PASQUALE CIPRO NETO
Os vândalos e o politicamente...
E se
aparecer algum descendente direto de uma legítima família vândala e disser que
se sente ofendido?
Estava
na capa da Folha de ontem: "Contra tarifa, manifestantes vandalizam centro
e Paulista".
Que
tal o emprego do verbo "vandalizar", caro leitor? Sugiro que vejamos
isso pela sintaxe e pelo aspecto ético, que, inevitavelmente, roça o mais do
que infame e chatíssimo conceito do "politicamente (in)correto".
De
acordo com os dicionários, "vandalizar" pode significar "estragar
ou destruir selvagemente um bem, uma propriedade, um local etc." (é essa a
primeira acepção que lhe dá o "Houaiss"). Como se vê, o uso que a
Folha fez desse verbo na capa de ontem é documentado. Na manchete, o sujeito é "manifestantes";
"vandalizar" é transitivo direto (o objeto direto é "centro e
Paulista").
E
onde é que entra o tal do aspecto "ético", que, como afirmei,
inevitavelmente roça o politicamente (in)correto? Dou a pista: o caro leitor
sabe o que significa "vândalo"? Não, caro leitor, não me refiro ao
sentido mais do que conhecido e divulgado (de "destruidor do que é público
etc."); refiro-me ao sentido com o qual a palavra veio ao mundo.
E
então? Recorramos aos dicionários, mais uma vez. A primeira acepção que o "Houaiss"
dá para "vândalo" é esta: "Indivíduo dos vândalos, povo germânico
que, por volta do século V, invadiu, promovendo devastação, a Hispânia e o
Norte da África, onde fundou um reino". Você já entendeu de onde vem o
sentido "moderno" de "vândalo", certo?
Posto
isso, permito-me fazer uma perguntinha, baseada na delirante cartilha do
politicamente incorreto: não é preconceituoso chamar de vândalo quem destrói o
que é público? Isso não ofende os vândalos? Ah, sim, esse povo não existe mais,
então tudo bem.
Preconceito
contra povo extinto é possível. Mas e se aparecer algum alemão que seja
descendente direto de uma das mais puras e legítimas famílias vândalas e disser
que se sente ofendido? Já sei, processará a Folha e o "Houaiss" por
preconceito etc.
E
onde anda o procurador de Minas Gerais que queria processar o "Houaiss"
por preconceito contra os ciganos? A autoridade poderia aproveitar e processar
outra vez o "Houaiss" e todos os dicionários, além da Folha e de todo
falante de português... Poderia aproveitar e processar também pelo uso da
palavra "bárbaro", cujo sentido "moderno" não preciso
explicar, certo? Na década de 60, o termo foi moda entre nós, com o significado
de "muito bom", "muito bonito", "bacana", "muito
interessante" etc.
Mais
uma vez, vamos ao "Houaiss", que assim começa a definição de "bárbaro":
"Para os gregos, romanos e depois outros povos, que ou quem pertencesse a
outra raça ou civilização e falasse outra língua que não a deles; estrangeiro".
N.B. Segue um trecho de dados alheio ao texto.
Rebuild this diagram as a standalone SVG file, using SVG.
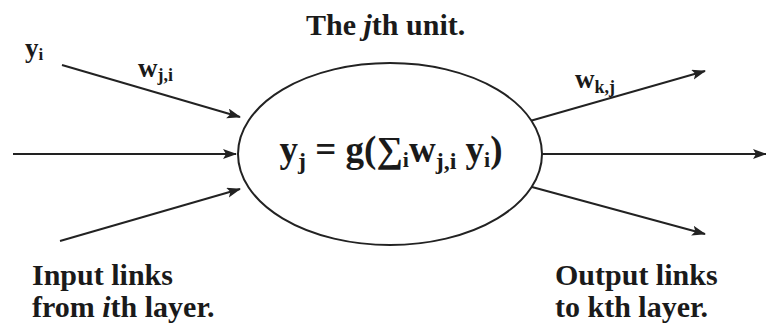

Em seguida, o dicionário dá esta definição ("por extensão de sentido"):
"Que ou quem é cruel, desumano, feroz".
Viu
bem, caro leitor? "Por extensão de sentido", ou seja, do conceito de "estrangeiro
etc." se passa para "cruel, desumano, feroz". E aí, com o uso e
o desgaste que o próprio uso provoca, a palavra perde a marca preconceituosa e
se torna "neutra".
É por
essas e outras, caro leitor, que essa monumental baboseira do politicamente (in)correto
precisa ser vista e revista com cuidado. Já vi muito defensor dos fracos e
oprimidos empregar termos como "vândalo", "bárbaro" e afins
para condenar o emprego de palavras que essa galerinha chata demonizou. Rarará!
As
minhas quase seis décadas de existência me tiraram de vez a paciência para
aguentar esse tipo de patrulha, macarthismo da mais pura cepa. Também é por
essas e outras que me soam mais do que ridículas as bobagens ditas por uma
galerinha a respeito da obra de Monteiro Lobato. Haja saco! É isso.